At the GLOBSEC Security Forum held in Bratislava in early June 2019, Wisconsin Senator Ron Johnson said that he requested “the organization of a multinational operation to ensure freedom of navigation in the Black Sea, in order to show that when Russia is aggressive and uses military actions in the West, we (NATO) can issue a military response, not by kinetic military actions but by displaying our force and capabilities”.

It is known that the Black Sea is a true testing range for Russia, where it attempts to use various offensive means of radio-electronic warfare, the most talked about being those regarding GPS spoofing. These experiments were also performed on civil, foreign commercial ships sailing in the area’s international waters. In this way, Russia acted as if it was in its own territorial waters, violating the right to navigation of some of the world’s free states.

In the same context, retired gen. Ben Hodges, a former commander of US land forces in Europe, said that “Russia, being a nation with a Black Sea shore, has the sovereign right to navigate the sea. But, by illegally annexing the Crimea and assaulting Ukrainian vessels, it positions itself against freedom of navigation on this sea.”

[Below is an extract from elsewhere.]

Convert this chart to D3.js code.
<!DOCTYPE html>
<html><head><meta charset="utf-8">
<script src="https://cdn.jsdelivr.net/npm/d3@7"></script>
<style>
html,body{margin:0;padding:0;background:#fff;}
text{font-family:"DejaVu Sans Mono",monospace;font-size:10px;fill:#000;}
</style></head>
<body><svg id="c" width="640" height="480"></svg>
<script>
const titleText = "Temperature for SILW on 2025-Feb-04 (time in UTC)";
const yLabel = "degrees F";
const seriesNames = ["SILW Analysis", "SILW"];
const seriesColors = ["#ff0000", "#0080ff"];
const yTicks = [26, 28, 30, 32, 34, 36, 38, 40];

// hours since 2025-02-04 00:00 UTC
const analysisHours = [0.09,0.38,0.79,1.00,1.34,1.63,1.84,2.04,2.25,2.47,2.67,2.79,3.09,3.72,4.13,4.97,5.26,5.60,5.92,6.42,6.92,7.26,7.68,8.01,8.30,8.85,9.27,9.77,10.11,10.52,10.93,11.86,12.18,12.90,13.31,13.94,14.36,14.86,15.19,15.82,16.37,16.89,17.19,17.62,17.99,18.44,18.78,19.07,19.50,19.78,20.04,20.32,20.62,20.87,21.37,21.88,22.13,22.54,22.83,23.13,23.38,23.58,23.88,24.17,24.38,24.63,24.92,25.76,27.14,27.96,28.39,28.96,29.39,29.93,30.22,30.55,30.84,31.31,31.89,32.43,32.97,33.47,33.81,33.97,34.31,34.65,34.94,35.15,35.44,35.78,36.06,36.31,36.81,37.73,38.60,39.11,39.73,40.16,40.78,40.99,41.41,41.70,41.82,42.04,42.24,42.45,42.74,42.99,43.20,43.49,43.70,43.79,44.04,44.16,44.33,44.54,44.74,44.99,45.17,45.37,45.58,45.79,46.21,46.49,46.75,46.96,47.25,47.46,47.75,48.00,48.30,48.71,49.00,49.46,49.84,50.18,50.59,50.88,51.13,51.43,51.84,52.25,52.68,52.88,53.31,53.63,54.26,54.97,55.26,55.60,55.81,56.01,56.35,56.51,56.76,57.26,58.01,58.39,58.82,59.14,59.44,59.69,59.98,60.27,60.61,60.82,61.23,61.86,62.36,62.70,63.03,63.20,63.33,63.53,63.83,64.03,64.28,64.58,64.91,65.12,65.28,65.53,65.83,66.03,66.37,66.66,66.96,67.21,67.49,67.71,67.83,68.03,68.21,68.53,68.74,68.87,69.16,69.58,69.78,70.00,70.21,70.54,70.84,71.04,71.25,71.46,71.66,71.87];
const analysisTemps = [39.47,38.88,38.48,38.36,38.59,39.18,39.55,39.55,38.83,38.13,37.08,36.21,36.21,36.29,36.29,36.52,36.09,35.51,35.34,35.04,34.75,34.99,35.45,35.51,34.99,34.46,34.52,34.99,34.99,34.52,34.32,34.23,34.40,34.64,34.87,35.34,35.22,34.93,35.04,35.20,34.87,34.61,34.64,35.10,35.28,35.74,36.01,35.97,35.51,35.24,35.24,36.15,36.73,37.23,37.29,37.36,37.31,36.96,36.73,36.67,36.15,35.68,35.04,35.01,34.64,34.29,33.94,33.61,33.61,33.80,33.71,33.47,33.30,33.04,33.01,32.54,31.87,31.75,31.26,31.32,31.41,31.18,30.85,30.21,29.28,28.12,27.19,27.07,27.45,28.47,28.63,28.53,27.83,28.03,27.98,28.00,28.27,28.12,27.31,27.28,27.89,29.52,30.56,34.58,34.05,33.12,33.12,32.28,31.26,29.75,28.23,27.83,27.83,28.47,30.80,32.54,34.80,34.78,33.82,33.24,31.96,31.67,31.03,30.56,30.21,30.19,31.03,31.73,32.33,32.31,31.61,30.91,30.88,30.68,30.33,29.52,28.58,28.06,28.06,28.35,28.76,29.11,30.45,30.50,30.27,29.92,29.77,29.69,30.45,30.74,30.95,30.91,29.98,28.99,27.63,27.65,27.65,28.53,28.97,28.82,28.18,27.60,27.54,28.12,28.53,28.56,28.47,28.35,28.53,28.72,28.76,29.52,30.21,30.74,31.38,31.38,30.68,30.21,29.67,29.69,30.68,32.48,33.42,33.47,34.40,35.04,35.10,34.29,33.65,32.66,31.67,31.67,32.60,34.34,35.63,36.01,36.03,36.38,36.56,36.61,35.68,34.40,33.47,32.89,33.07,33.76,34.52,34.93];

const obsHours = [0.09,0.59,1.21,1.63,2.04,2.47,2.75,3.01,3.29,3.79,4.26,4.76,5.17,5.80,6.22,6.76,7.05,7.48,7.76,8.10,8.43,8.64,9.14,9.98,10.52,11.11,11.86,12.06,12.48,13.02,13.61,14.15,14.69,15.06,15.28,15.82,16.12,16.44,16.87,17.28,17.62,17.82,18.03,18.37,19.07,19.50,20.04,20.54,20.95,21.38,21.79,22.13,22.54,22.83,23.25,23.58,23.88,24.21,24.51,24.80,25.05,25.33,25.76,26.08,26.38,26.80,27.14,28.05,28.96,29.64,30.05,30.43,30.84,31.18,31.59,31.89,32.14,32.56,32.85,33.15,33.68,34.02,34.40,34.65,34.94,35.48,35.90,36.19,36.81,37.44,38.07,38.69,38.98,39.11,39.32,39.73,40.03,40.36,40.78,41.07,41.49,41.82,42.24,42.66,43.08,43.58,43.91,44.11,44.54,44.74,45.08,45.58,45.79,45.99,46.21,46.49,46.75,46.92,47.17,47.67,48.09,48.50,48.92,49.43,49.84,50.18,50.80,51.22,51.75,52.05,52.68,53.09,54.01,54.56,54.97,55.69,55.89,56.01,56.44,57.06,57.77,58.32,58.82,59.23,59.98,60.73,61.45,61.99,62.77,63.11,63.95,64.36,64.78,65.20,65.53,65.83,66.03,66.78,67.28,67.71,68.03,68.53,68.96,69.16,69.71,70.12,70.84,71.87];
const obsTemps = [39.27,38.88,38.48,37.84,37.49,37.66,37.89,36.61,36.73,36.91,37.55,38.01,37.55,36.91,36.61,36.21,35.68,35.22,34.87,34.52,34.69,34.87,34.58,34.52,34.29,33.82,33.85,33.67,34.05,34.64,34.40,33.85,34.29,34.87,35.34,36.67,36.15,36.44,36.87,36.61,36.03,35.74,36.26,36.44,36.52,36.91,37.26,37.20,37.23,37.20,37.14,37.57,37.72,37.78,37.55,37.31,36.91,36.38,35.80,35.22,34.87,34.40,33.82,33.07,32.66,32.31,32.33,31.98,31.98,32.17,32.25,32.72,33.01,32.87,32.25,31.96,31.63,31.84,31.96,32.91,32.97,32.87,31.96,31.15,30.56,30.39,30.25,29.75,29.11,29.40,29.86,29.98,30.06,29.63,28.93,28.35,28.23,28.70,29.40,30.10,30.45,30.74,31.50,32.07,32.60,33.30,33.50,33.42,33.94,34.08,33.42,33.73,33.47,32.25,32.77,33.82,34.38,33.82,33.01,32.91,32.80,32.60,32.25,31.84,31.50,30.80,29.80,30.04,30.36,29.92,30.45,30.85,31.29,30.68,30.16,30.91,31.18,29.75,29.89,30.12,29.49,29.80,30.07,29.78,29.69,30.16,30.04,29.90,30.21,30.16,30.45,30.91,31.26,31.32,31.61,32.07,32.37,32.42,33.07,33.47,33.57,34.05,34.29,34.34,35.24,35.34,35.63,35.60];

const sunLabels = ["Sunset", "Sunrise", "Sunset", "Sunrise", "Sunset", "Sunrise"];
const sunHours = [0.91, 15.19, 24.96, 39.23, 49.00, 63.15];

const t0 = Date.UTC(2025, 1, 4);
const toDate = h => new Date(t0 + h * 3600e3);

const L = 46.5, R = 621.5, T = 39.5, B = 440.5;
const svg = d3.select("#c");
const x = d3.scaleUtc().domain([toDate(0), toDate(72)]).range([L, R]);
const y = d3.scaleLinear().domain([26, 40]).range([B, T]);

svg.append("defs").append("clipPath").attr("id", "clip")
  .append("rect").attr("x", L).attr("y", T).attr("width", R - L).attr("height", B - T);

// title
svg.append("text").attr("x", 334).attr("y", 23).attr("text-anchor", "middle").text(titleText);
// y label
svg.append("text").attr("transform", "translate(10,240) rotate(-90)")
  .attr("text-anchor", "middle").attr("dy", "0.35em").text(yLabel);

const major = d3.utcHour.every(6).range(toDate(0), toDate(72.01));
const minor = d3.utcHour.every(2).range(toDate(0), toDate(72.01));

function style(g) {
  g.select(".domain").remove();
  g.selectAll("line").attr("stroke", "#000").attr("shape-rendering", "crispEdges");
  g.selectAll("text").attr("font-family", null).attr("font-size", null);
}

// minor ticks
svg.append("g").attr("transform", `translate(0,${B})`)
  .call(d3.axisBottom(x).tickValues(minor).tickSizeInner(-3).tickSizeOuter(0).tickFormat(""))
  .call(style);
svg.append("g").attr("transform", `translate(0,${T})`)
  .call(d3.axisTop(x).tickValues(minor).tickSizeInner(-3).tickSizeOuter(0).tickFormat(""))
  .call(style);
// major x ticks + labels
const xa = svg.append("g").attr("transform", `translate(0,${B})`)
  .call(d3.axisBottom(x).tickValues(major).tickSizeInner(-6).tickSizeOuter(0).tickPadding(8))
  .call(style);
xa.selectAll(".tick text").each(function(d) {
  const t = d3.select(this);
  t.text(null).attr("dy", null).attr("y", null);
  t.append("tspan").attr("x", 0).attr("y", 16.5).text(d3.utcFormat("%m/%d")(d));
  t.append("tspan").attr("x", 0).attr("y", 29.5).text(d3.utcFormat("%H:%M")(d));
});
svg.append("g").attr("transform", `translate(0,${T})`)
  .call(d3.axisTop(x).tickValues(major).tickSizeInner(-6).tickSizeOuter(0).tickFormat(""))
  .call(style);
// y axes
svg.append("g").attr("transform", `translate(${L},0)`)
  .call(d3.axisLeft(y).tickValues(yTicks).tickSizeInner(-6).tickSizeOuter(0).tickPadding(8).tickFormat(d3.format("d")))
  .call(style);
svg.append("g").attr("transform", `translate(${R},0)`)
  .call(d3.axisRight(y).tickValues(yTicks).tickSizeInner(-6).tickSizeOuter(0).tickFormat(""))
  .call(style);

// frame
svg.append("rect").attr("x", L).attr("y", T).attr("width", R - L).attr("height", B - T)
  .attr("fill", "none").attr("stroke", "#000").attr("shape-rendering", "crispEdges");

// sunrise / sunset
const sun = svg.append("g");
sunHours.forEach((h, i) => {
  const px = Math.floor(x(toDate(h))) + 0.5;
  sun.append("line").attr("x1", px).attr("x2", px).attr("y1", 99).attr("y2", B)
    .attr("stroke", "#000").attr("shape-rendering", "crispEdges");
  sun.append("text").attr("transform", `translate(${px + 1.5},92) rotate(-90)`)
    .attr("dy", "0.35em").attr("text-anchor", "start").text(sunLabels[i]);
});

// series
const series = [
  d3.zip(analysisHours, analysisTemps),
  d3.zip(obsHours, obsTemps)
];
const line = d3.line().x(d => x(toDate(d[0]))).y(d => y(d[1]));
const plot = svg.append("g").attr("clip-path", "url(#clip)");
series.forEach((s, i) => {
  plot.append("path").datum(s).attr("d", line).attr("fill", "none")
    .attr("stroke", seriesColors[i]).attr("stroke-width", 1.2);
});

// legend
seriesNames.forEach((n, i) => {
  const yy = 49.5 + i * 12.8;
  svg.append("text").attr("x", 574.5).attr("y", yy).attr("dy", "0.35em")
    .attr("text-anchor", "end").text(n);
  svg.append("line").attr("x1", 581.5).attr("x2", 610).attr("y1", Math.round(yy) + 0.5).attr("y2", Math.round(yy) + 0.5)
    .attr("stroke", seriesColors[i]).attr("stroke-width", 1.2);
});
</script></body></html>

Through piling up forces with offensive capabilities in the Black Sea region, Moscow clearly expresses its option of reorienting its aggressive interests towards Southeast Europe, maybe more than towards the northeast, taking into account the extended purposes it has in this area. These simultaneously contain points of interest not only in the Black Sea, but also in the Eastern Mediterranean. Here, it targets Southeast Cyprus for its energy resources, but Syria or Iran could at any time be targets of Russian missiles.